The home is often the most significant asset that couples have to address in a divorce proceeding. If you have owned the house for any length of time, you may have also contributed a significant amount of money for upgrades, improvements, and maintenance. If you separate, can you be reimbursed for contributions to an improvement of real property?

Reimbursement for Contributions

Whether an improvement can be reimbursed depends on several factors. For example, there can be writing that waives any rights and where the funds originated. 

California is a community property state. In general, when you contribute funds to a home in a community property state, you can receive some reimbursement or extra consideration for those funds. 

However, the money that went into the home must have been considered separate before it was used for improvements. Separate property is anything that you already predetermined to be separate based on a prenuptial agreement. It can also be the result of an inheritance or gift to just one spouse. 

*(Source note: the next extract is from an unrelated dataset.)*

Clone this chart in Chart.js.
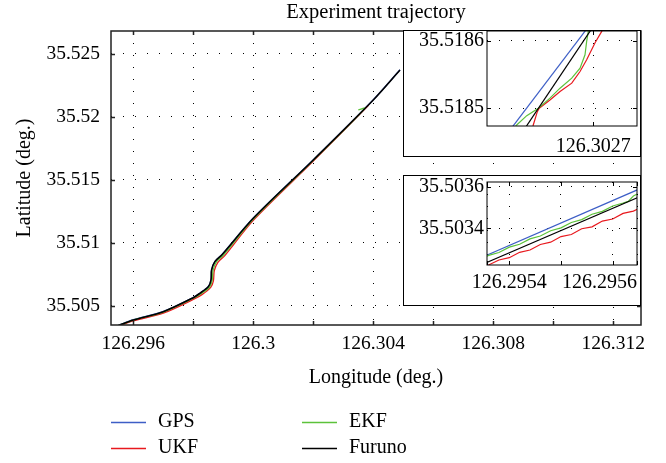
<!doctype html>
<html>
<head>
<meta charset="utf-8">
<script src="https://cdn.jsdelivr.net/npm/chart.js"></script>
<style>
  body { margin: 0; background: #fff; }
  #wrap { position: relative; width: 666px; height: 463px; }
  canvas { position: absolute; }
  #main { left: 0; top: 0; }
  #zoomA { left: 403px; top: 30px; }
  #zoomB { left: 403px; top: 175px; }
</style>
</head>
<body>
<div id="wrap">
  <canvas id="main" width="666" height="463"></canvas>
  <canvas id="zoomA" width="238" height="127"></canvas>
  <canvas id="zoomB" width="238" height="131"></canvas>
</div>
<script>
// series, legend order is column by column
const seriesNames = ['GPS', 'UKF', 'EKF', 'Furuno'];
const seriesColors = ['#3d5ec6', '#e8191e', '#5cc23a', '#000000'];
const drawOrder = [3, 2, 1, 0];   // Furuno on top

// full trajectory  [longitude, latitude]
const gpsTrack = [[126.29550, 35.50346], [126.29600, 35.50391], [126.29700, 35.50457], [126.29800, 35.50568],
  [126.29822, 35.50603], [126.29850, 35.50655], [126.29859, 35.50708], [126.29861, 35.50788], [126.29872, 35.50854],
  [126.29895, 35.50907], [126.30000, 35.51198], [126.30200, 35.51661], [126.30400, 35.52137], [126.30489, 35.52375]];
const ukfTrack = [[126.29550, 35.50339], [126.29600, 35.50382], [126.29700, 35.50443], [126.29800, 35.50552],
  [126.29830, 35.50592], [126.29858, 35.50648], [126.29867, 35.50700], [126.29870, 35.50780], [126.29882, 35.50846],
  [126.29905, 35.50900], [126.30000, 35.51180], [126.30200, 35.51650], [126.30384, 35.52093]];
const ekfTrack = [[126.29550, 35.50345], [126.29600, 35.50388], [126.29700, 35.50452], [126.29800, 35.50562],
  [126.29826, 35.50598], [126.29854, 35.50651], [126.29863, 35.50704], [126.29866, 35.50784], [126.29877, 35.50850],
  [126.29900, 35.50903], [126.30000, 35.51190], [126.30200, 35.51656], [126.30372, 35.52068], [126.30350, 35.52056]];
const furunoTrack = [[126.29550, 35.50344], [126.29600, 35.50389], [126.29700, 35.50455], [126.29800, 35.50566],
  [126.29822, 35.50601], [126.29850, 35.50653], [126.29859, 35.50706], [126.29861, 35.50786], [126.29872, 35.50852],
  [126.29895, 35.50905], [126.30000, 35.51196], [126.30200, 35.51659], [126.30400, 35.52135], [126.30489, 35.52373]];

// upper zoom (around 126.3027, 35.5185)
const gpsZoomA = [[126.3026341, 35.5184663], [126.3026974, 35.5186238]];
const ukfZoomA = [[126.3026519, 35.5184663], [126.3026529, 35.5184752], [126.3026561, 35.5184949], [126.3026576, 35.5185000],
  [126.3026660, 35.5185123], [126.3026739, 35.5185247], [126.3026831, 35.5185372], [126.3026896, 35.5185544],
  [126.3026948, 35.5185718], [126.3027013, 35.5185966], [126.3027066, 35.5186138], [126.3027084, 35.5186238]];
const ekfZoomA = [[126.3026362, 35.5184663], [126.3026399, 35.5184752], [126.3026478, 35.5184890], [126.3026569, 35.5185000],
  [126.3026660, 35.5185149], [126.3026739, 35.5185297], [126.3026831, 35.5185446], [126.3026896, 35.5185594],
  [126.3026935, 35.5185792], [126.3026948, 35.5185990], [126.3026961, 35.5186138], [126.3026970, 35.5186238]];
const furunoZoomA = [[126.3026446, 35.5184652], [126.3027009, 35.5186238]];

// lower zoom (around 126.2955, 35.5034)
const gpsZoomB = [[126.2953433, 35.5032556], [126.2956624, 35.5036019]];
const ukfZoomB = [[126.29534, 35.5032040], [126.29536, 35.5032230], [126.29538, 35.5032470], [126.29540, 35.5032580],
  [126.29542, 35.5032840], [126.29544, 35.5032950], [126.29546, 35.5033220], [126.29548, 35.5033330],
  [126.29550, 35.5033600], [126.29552, 35.5033700], [126.29554, 35.5033980], [126.29556, 35.5034070],
  [126.29558, 35.5034350], [126.29560, 35.5034450], [126.29562, 35.5034720], [126.29564, 35.5034830],
  [126.29566, 35.5035080]];
const ekfZoomB = [[126.29534, 35.5032470], [126.29536, 35.5032690], [126.29538, 35.5032830], [126.29540, 35.5033090],
  [126.29542, 35.5033230], [126.29544, 35.5033490], [126.29546, 35.5033630], [126.29548, 35.5033880],
  [126.29550, 35.5034020], [126.29552, 35.5034280], [126.29554, 35.5034420], [126.29556, 35.5034680],
  [126.29558, 35.5034820], [126.29560, 35.5035080], [126.29562, 35.5035220], [126.29563, 35.5035300],
  [126.29564, 35.5035560], [126.29567, 35.5035960]];
const furunoZoomB = [[126.2953433, 35.5032208], [126.2956624, 35.5035633]];

// axis limits, ticks and tick labels
const mainLon = [126.2952567, 126.3129233];
const mainLat = [35.503492, 35.5268254];
const mainLonTicks = [126.296, 126.298, 126.3, 126.302, 126.304, 126.306, 126.308, 126.31, 126.312];
const mainLonLabels = ['126.296', '', '126.3', '', '126.304', '', '126.308', '', '126.312'];
const mainLatTicks = [35.505, 35.51, 35.515, 35.52, 35.525];
const zoomALon = [126.3026166, 126.3027343];
const zoomALat = [35.5184737, 35.5186144];
const zoomALonTicks = [126.3027];
const zoomALatTicks = [35.5185, 35.5186];
const zoomBLon = [126.2953569, 126.2956470];
const zoomBLat = [35.5032227, 35.5036237];
// the last label sits against the right edge of the box, as in the figure
const zoomBLonTicks = [126.2953569, 126.2954, 126.2955, 126.2956, 126.2956470];
const zoomBLonLabels = ['', '126.2954', '', '', '126.2956'];
const zoomBLatTicks = [35.5034, 35.5036];

const serif = 'Liberation Serif';

const paper = {
  id: 'paper',
  beforeDraw(chart) {
    const c = chart.ctx;
    c.save(); c.fillStyle = '#fff'; c.fillRect(0, 0, chart.width, chart.height); c.restore();
  }
};

// box round the plot with inward tick marks (and outer box for the zooms)
const frame = {
  id: 'frame',
  afterDraw(chart, args, o) {
    const {ctx, chartArea: a, scales: {x, y}} = chart;
    ctx.save();
    if (o.outer) {
      ctx.strokeStyle = '#000'; ctx.lineWidth = 1;
      ctx.strokeRect(0.5, 0.5, chart.width - 1, chart.height - 1);
    }
    ctx.strokeStyle = o.color; ctx.lineWidth = o.width;
    ctx.beginPath();
    x.ticks.forEach(t => {
      const p = Math.round(x.getPixelForValue(t.value)) + 0.5;
      ctx.moveTo(p, a.bottom); ctx.lineTo(p, a.bottom - o.tick);
      ctx.moveTo(p, a.top); ctx.lineTo(p, a.top + o.tick);
    });
    y.ticks.forEach(t => {
      const p = Math.round(y.getPixelForValue(t.value)) + 0.5;
      ctx.moveTo(a.left, p); ctx.lineTo(a.left + o.tick, p);
      ctx.moveTo(a.right, p); ctx.lineTo(a.right - o.tick, p);
    });
    ctx.stroke();
    ctx.strokeRect(a.left, a.top, a.right - a.left, a.bottom - a.top);
    ctx.restore();
  }
};

// two column legend under the chart
const key = {
  id: 'key',
  afterDraw(chart, args, o) {
    const ctx = chart.ctx;
    ctx.save();
    ctx.font = o.font; ctx.textBaseline = 'middle'; ctx.fillStyle = '#000'; ctx.lineWidth = 1.3;
    chart.data.datasets.forEach((ds, i) => {
      const cx = o.cols[Math.floor(i / 2)], cy = o.rows[i % 2];
      ctx.strokeStyle = ds.borderColor;
      ctx.beginPath(); ctx.moveTo(cx, cy + 0.5); ctx.lineTo(cx + o.len, cy + 0.5); ctx.stroke();
      ctx.fillText(ds.label, cx + o.gap, cy);
    });
    ctx.restore();
  }
};

const fmt = v => String(+v.toFixed(7));

// keep the plot area where it is set: no extra room for overhanging labels
function noOverhang(s) {
  s.paddingTop = 0; s.paddingBottom = 0; s.paddingLeft = 0; s.paddingRight = 0;
}

function trajChart(id, tracks, o) {
  const plugins = [paper, frame];
  if (o.key) plugins.push(key);
  return new Chart(document.getElementById(id), {
    type: 'scatter',
    data: {
      datasets: tracks.map((t, i) => ({
        label: seriesNames[i],
        data: t.map(([x, y]) => ({x, y})),
        showLine: true,
        borderColor: seriesColors[i],
        backgroundColor: seriesColors[i],
        borderWidth: o.lineWidths[i],
        pointRadius: 0,
        tension: o.tension || 0,
        order: drawOrder[i]
      }))
    },
    options: {
      responsive: false,
      animation: false,
      events: [],
      layout: { padding: o.padding },
      plugins: {
        legend: { display: false },
        tooltip: { enabled: false },
        title: o.title || { display: false },
        frame: o.frame,
        key: o.key
      },
      scales: {
        x: {
          type: 'linear', min: o.lon[0], max: o.lon[1],
          afterBuildTicks: s => { s.ticks = o.lonTicks.map(v => ({value: v})); },
          afterFit: s => { s.height = o.xHeight; noOverhang(s); },
          ticks: {
            autoSkip: false, maxRotation: 0, minRotation: 0, padding: o.xPad, color: '#000',
            align: o.xAlign || 'center',
            font: { family: serif, size: o.tickSize },
            callback: (v, i) => o.lonLabels ? o.lonLabels[i] : fmt(v)
          },
          grid: { color: '#000', lineWidth: 1, drawTicks: false },
          border: { display: false, dash: [1, 11] },
          title: o.xTitle || { display: false }
        },
        y: {
          type: 'linear', min: o.lat[0], max: o.lat[1],
          afterBuildTicks: s => { s.ticks = o.latTicks.map(v => ({value: v})); },
          afterFit: s => { s.width = o.yWidth; noOverhang(s); },
          ticks: {
            autoSkip: false, padding: o.yPad, color: '#000',
            font: { family: serif, size: o.tickSize },
            callback: v => fmt(v)
          },
          grid: { color: '#000', lineWidth: 1, drawTicks: false },
          border: { display: false, dash: [1, 11] },
          title: o.yTitle || { display: false }
        }
      }
    },
    plugins: plugins
  });
}

trajChart('main', [gpsTrack, ukfTrack, ekfTrack, furunoTrack], {
  lon: mainLon, lat: mainLat, lonTicks: mainLonTicks, lonLabels: mainLonLabels, latTicks: mainLatTicks,
  lineWidths: [1.3, 1.3, 1.3, 1.6], tension: 0.3,
  padding: { top: 0, left: 0, right: 25, bottom: 70 },
  xHeight: 68, yWidth: 111, xPad: 7, yPad: 11, tickSize: 19.5,
  title: { display: true, text: 'Experiment trajectory', fullSize: false, color: '#000',
           font: { family: serif, size: 20.5, weight: 'normal' }, padding: { top: 0, bottom: 6.4 } },
  xTitle: { display: true, text: 'Longitude (deg.)', color: '#000',
            font: { family: serif, size: 20 }, padding: { top: 0, bottom: 3 } },
  yTitle: { display: true, text: 'Latitude (deg.)', color: '#000',
            font: { family: serif, size: 20 }, padding: { top: 13, bottom: 0 } },
  frame: { color: '#222', width: 1.5, tick: 4 },
  key: { font: '20px ' + serif, cols: [111, 302], rows: [422, 448], len: 35, gap: 47 }
});

trajChart('zoomA', [gpsZoomA, ukfZoomA, ekfZoomA, furunoZoomA], {
  lon: zoomALon, lat: zoomALat, lonTicks: zoomALonTicks, latTicks: zoomALatTicks,
  lineWidths: [1.2, 1.2, 1.2, 1.2],
  padding: { top: 1, left: 0, right: 4, bottom: 0 },
  xHeight: 31, yWidth: 84, xPad: 9, yPad: 3, tickSize: 20,
  frame: { color: '#000', width: 1, tick: 4, outer: true }
});

trajChart('zoomB', [gpsZoomB, ukfZoomB, ekfZoomB, furunoZoomB], {
  lon: zoomBLon, lat: zoomBLat, lonTicks: zoomBLonTicks, lonLabels: zoomBLonLabels, latTicks: zoomBLatTicks,
  lineWidths: [1.2, 1.2, 1.2, 1.2], xAlign: 'inner',
  padding: { top: 7, left: 0, right: 4, bottom: 0 },
  xHeight: 41, yWidth: 84, xPad: 6, yPad: 3, tickSize: 20,
  frame: { color: '#000', width: 1, tick: 4, outer: true }
});
</script>
</body>
</html>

In addition, if you are contributing money that you and your spouse agreed in writing not to keep separate, you likely will not be reimbursed for that. The report will generally be part of a prenuptial agreement, but not always. 

However, keep in mind that if one member of a couple has separate property and uses community property funds to improve that property, they cannot keep the value of that improvement to themselves. It will be included in the community property of the marital estate. 

Defining Improvements

When you put money into a house, that money often goes toward things that need to be fixed or maintained. For example, installing a new roof on the home might be considered an improvement for many people. However, from a legal perspective, it is a maintenance item. As a result, any money that you used to install the new roof is likely not recoverable. 

The same applies to replacing any more significant appliance or equipment, like a water heater or refrigerator. Even if the addition is an upgrade, it likely will not be considered an improvement if you are changing something that needed replacement.

Examples of items that might be an improvement include:

  • Additions to the home
  • Adding significant landscaping
  • Installing a pool, basketball court, or another sizeable outdoor improvement
  • Upgrading the kitchen or bathroom

In general, utilizing the money to increase the home’s value is more likely to be considered an improvement. 

The dollar value of the improvement will have a significant impact on how it is treated.